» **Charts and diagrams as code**

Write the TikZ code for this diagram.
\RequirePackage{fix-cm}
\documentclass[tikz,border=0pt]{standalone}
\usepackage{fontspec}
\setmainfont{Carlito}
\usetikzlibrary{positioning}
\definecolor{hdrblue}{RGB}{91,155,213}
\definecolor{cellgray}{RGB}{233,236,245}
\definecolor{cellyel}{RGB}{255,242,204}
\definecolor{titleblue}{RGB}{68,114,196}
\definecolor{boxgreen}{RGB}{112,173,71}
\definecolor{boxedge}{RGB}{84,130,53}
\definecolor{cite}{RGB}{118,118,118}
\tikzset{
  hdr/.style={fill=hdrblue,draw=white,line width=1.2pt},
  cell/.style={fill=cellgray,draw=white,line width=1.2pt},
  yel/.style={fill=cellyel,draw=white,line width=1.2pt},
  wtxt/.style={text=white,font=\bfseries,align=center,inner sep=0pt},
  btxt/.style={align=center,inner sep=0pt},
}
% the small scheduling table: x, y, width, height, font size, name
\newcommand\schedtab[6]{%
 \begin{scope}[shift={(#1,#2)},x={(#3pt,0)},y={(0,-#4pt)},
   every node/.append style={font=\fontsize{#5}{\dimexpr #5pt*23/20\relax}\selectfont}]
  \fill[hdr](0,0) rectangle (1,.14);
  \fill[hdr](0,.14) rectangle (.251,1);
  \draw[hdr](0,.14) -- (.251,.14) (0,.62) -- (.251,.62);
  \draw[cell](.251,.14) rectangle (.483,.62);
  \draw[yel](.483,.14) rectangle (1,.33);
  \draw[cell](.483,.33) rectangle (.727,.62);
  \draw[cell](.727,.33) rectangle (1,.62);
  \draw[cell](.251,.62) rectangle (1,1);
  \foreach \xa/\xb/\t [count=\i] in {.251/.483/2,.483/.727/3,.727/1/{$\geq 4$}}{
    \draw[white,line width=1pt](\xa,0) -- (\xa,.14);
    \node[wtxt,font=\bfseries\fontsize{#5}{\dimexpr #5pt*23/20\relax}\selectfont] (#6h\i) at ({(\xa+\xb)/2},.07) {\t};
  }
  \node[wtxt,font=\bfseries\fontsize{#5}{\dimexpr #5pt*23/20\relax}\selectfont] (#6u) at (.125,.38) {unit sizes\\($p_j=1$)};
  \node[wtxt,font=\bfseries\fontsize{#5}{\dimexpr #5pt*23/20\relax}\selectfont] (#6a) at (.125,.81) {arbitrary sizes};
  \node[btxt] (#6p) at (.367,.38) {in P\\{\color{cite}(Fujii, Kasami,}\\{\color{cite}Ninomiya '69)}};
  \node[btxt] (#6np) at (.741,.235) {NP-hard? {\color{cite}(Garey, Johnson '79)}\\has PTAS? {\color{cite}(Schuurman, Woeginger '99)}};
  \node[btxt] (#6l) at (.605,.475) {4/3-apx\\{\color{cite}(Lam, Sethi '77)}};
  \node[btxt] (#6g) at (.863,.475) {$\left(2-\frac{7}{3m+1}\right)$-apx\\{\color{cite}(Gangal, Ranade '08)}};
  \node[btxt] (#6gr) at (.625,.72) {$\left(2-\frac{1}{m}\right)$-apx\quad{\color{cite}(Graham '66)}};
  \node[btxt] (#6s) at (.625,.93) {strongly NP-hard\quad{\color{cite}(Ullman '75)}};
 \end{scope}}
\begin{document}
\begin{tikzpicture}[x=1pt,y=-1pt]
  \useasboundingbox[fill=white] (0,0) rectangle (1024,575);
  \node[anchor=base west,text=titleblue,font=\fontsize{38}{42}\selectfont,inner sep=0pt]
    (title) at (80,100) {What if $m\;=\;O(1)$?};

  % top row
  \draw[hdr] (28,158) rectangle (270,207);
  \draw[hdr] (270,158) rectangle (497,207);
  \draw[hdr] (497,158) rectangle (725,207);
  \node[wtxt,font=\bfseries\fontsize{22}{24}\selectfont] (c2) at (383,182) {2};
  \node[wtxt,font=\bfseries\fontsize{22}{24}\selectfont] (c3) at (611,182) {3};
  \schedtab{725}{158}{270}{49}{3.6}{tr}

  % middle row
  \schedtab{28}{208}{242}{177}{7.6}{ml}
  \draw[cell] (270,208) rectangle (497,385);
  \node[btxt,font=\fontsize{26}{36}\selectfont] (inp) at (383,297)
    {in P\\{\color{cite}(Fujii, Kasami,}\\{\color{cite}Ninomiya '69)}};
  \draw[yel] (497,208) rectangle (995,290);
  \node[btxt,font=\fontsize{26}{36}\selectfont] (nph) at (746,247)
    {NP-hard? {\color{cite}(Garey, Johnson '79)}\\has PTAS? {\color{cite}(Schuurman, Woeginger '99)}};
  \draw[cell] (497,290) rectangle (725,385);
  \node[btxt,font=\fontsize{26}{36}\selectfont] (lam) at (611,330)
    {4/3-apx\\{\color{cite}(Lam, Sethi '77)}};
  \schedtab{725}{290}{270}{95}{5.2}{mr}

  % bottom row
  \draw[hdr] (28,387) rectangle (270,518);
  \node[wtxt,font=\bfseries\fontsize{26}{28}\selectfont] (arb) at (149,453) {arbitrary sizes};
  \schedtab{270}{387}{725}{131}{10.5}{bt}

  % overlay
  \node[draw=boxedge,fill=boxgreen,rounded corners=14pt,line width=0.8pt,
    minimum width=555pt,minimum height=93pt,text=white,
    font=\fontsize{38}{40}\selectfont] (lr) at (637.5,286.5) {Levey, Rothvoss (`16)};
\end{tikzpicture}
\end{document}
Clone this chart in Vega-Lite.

» **BRIEF**
Return all lines with the word "this" in them.

» **WRITTEN RESPONSE**
Write the TikZ code for this diagram.
Clone this chart in Vega-Lite.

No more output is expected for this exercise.